By Emil Danielyan
International mediators have renewed their calls for Armenia and Azerbaijan to sign up to their proposed framework agreement to end the Nagorno-Karabakh conflict before the end of this year.
In their second statement in less than two weeks circulated late Monday, the American, French and Russian co-chairs of the OSCE Minsk Group again urged the presidents of the two countries to display the “political will” for mutual compromise.
“The Co-Chairs continue to believe that the proposals developed through the past two years of negotiations hold the best potential for achieving a just and lasting settlement of the conflict,” they said. “They strongly believe that it is now time for the two Presidents to take the initiative for achieving a breakthrough in the settlement process based on these principles, and they stand ready to assist the parties to conclude an agreement if the Presidents indicate they are prepared to do so.”

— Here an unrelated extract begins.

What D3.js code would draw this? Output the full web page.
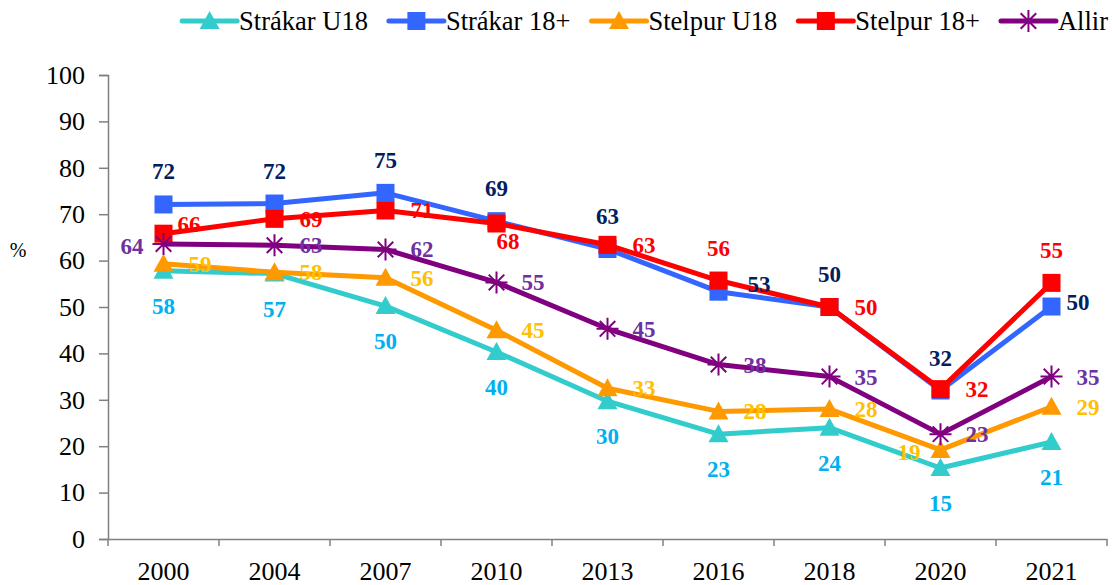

“Although no additional meetings between the sides under the auspices of the Co-Chairs are planned for the immediate future, they will be ready to reengage if the parties decide to pursue the talks with the political will that has thus far been lacking,” added the mediators.
They already made similar calls in a statement that was submitted to the OSCE’s decision-making Permanent Council in Vienna on June 22 and made public last week. That statement for the first time officially disclosed the essence the peace deal drawn up by the Minsk Group.
The mediating troika reiterated its key points in the follow-up communiqué: “The principles are based on the redeployment of Armenian troops from Azerbaijani territories around Nagorno-Karabakh, with special modalities for Kelbajar and Lachin districts (including a corridor between Armenia and Nagorno-Karabakh), demilitarization of those territories, and a referendum or population vote -- at a date and in a manner to be decided through further negotiations -- to determine the final legal status of Nagorno-Karabakh.”
Armenia finds this formula largely acceptable and says President Robert Kocharian and his Azerbaijani counterpart Ilham Aliev agreed to the referendum option during their face-to-face talks earlier this year.
Azerbaijan’s reaction has been more ambiguous. Its deputy foreign minister, Araz Azimov, claimed earlier on Monday that the mediators disclosed and “took out of context” only some provisions of the proposed peace deal. Aliev, for his part, stated last week that he will “never let Nagorno-Karabakh be separated from Azerbaijan.”
The Armenian Foreign Ministry insisted on Tuesday that the mediators’ statements do reflect the current state of affairs in the negotiating process. “The reality is very clear – the Minsk Group co-chairs, with their second confirming statement, presented the principles for resolution which are on the negotiating table, together with their assessments,” a ministry spokesman, Vladimir Karapetian, said.
The Minsk Group’s U.S. co-chair, Matthew Bryza, told RFE/RL late last month that he and his French and Russian counterparts have decided to take “a bit of a pause throughout the summer” to see whether Aliev and Kocharian have the political will to make “tough compromises.” The mediators now see “no sense in us trying to arrange another round of presidential meetings,” he said.